The president chose to flesh out details of his proposals in a speech at the port, which is undergoing $2 billion in upgrades paid for with government and private money. Obama, in the quick trip to South Florida, was trying to show that the economy remains his top priority in the midst of high-profile campaigns on immigration reform and gun control.

Among the proposals Obama will call for:

—Higher caps on “private activity bonds” to encourage more private spending on highways and other infrastructure projects. State and local governments use the bonds to attract investment.

—Giving foreign pension funds tax-exempt status when selling U.S. infrastructure, property or real estate assets. U.S. pension funds are generally tax exempt in those circumstances. The administration says some international pension funds cite the tax burden as a reason for not investing in American infrastructure.

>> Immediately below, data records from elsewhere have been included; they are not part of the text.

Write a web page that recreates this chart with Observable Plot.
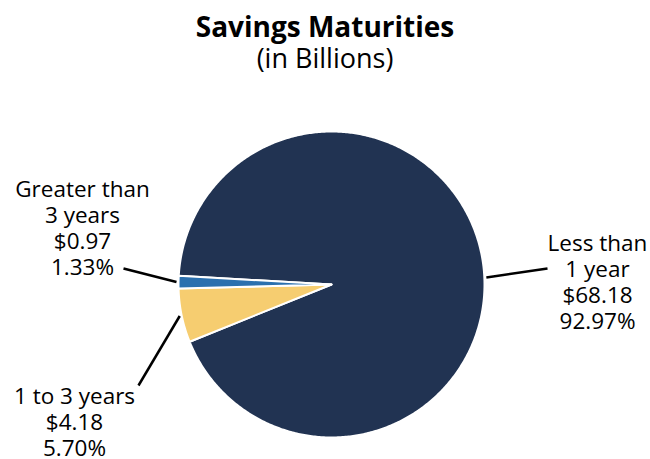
<!DOCTYPE html>
<html>
<head>
<meta charset="utf-8">
<script src="https://cdn.jsdelivr.net/npm/d3@7"></script>
<script src="https://cdn.jsdelivr.net/npm/@observablehq/plot@0.6"></script>
<style>
  body { margin: 0; background: #fff; font-family: "Open Sans", sans-serif; }
  #title { width: 650px; height: 84px; text-align: center; color: #000; }
  #title .t { font-weight: 700; font-size: 28px; line-height: 32px; padding-top: 10px; }
  #title .s { font-size: 27px; line-height: 32px; }
</style>
</head>
<body>
<div id="title"><div class="t">Savings Maturities</div><div class="s">(in Billions)</div></div>
<div id="chart"></div>
<script>
// ---- data ----
const categories = ["Less than\n1 year", "1 to 3 years", "Greater than\n3 years"];
const amounts = [68.18, 4.18, 0.97];
const percents = [92.97, 5.70, 1.33];
const colors = ["#213352", "#f6cd70", "#2b70ae"];

// ---- layout (pixels, page coordinates) ----
const W = 650, H = 459, titleH = 84;
const cx = 331, cy = 284, R = 153;
const startDeg = -86.7;
const labelLayout = [
  { x: 597, y: 281, leaderDeg: 87.4, outer: [547, 268] },
  { x: 74,  y: 421, leaderDeg: null, outer: [138, 385] },
  { x: 82,  y: 227, leaderDeg: null, outer: [123, 268] }
];

const rows = categories.map((c, i) => ({
  category: c, amount: amounts[i], percent: percents[i], color: colors[i]
}));
const arcs = d3.pie().value(d => d.amount).sort(null)
  .startAngle(startDeg * Math.PI / 180)
  .endAngle((startDeg + 360) * Math.PI / 180)(rows);

const pt = (a, r) => [cx + r * Math.sin(a), cy - titleH - r * Math.cos(a)];

const poly = [];
arcs.forEach((a, i) => {
  poly.push({ key: i, color: a.data.color, p: [cx, cy - titleH] });
  const n = Math.max(4, Math.ceil((a.endAngle - a.startAngle) / 0.01));
  for (let k = 0; k <= n; k++) {
    const ang = a.startAngle + (a.endAngle - a.startAngle) * k / n;
    poly.push({ key: i, color: a.data.color, p: pt(ang, R) });
  }
});

const leaders = arcs.map((a, i) => {
  const L = labelLayout[i];
  const ang = L.leaderDeg != null ? L.leaderDeg * Math.PI / 180 : (a.startAngle + a.endAngle) / 2;
  const inner = pt(ang, R + 2);
  return { x1: inner[0], y1: inner[1], x2: L.outer[0], y2: L.outer[1] - titleH };
});

const labels = rows.map((d, i) => ({
  x: labelLayout[i].x, y: labelLayout[i].y - titleH,
  text: `${d.category}\n$${d.amount.toFixed(2)}\n${d.percent.toFixed(2)}%`
}));

const SH = H - titleH;
const chart = Plot.plot({
  width: W, height: SH,
  margin: 0,
  x: { domain: [0, W], range: [0, W], axis: null },
  y: { domain: [0, SH], range: [0, SH], axis: null },
  style: { fontFamily: "'Open Sans', sans-serif", background: "#fff" },
  marks: [
    Plot.line(poly, {
      x: d => d.p[0], y: d => d.p[1], z: "key",
      fill: "color", stroke: "#fff", strokeWidth: 2, curve: "linear-closed",
      strokeLinejoin: "round"
    }),
    Plot.link(leaders, { x1: "x1", y1: "y1", x2: "x2", y2: "y2", stroke: "#000", strokeWidth: 2.5 }),
    Plot.text(labels, {
      x: "x", y: "y", text: "text", textAnchor: "middle", lineAnchor: "middle",
      fontSize: 22.5, lineHeight: 1.16, fill: "#000"
    })
  ]
});
document.getElementById("chart").append(chart);
</script>
</body>
</html>
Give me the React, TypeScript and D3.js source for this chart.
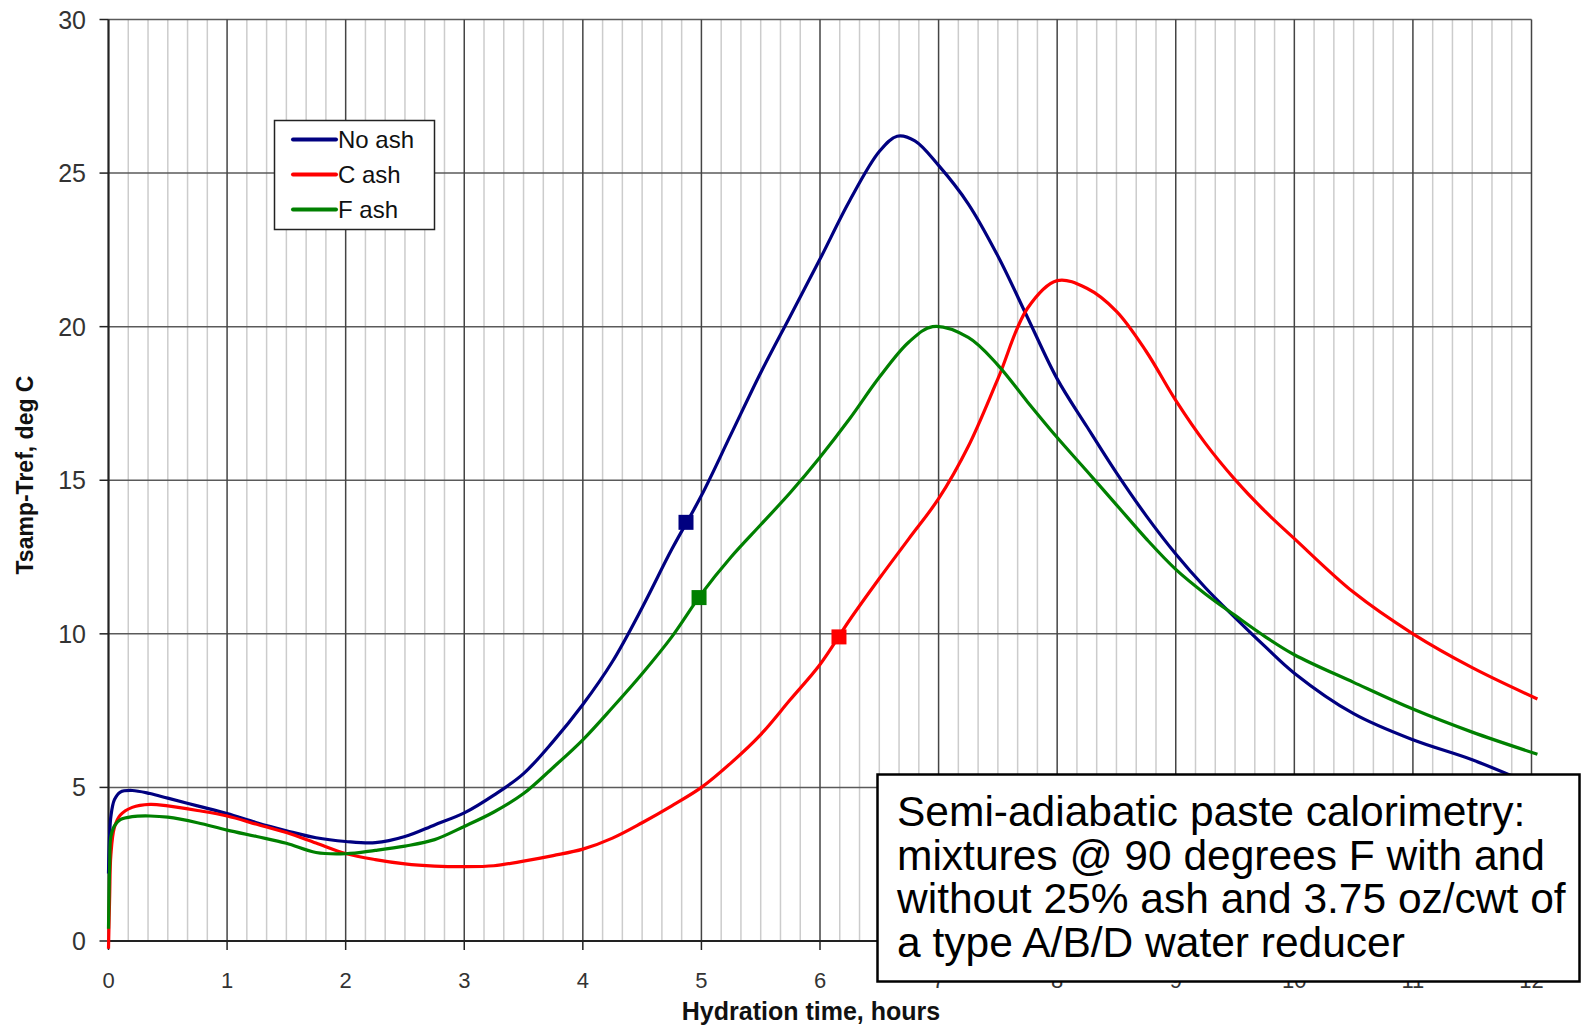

—$4 billion in new spending on two infrastructure programs that award loans and grants.

—A renewed call for a $10 billion national “infrastructure bank” — a proposal from his first term that gained little traction.

The president made private-sector infrastructure investment a key part of the economic agenda he rolled out in his State of the Union address last month. He also called in his address for a “Fix-It-First” program that would spend $40 billion in taxpayer funds on urgent repairs.

Obama’s focus on generating more private sector investment underscores the tough road new spending faces on Capitol Hill, where Republican lawmakers often threaten to block additional spending unless it is paid for by tax cuts or other measures.

White House Council of Economic Advisers Chairman Alan Krueger told reporters traveling with Obama that the initiatives being touted Friday will come to $21 billion, not including the $40 billion for Fix it First. Krueger said any increased spending associated with the proposals would not add to the deficit.

Krueger did not detail how the costs would be paid for, saying only that more information would be included in the president’s budget that is scheduled to be released April 10.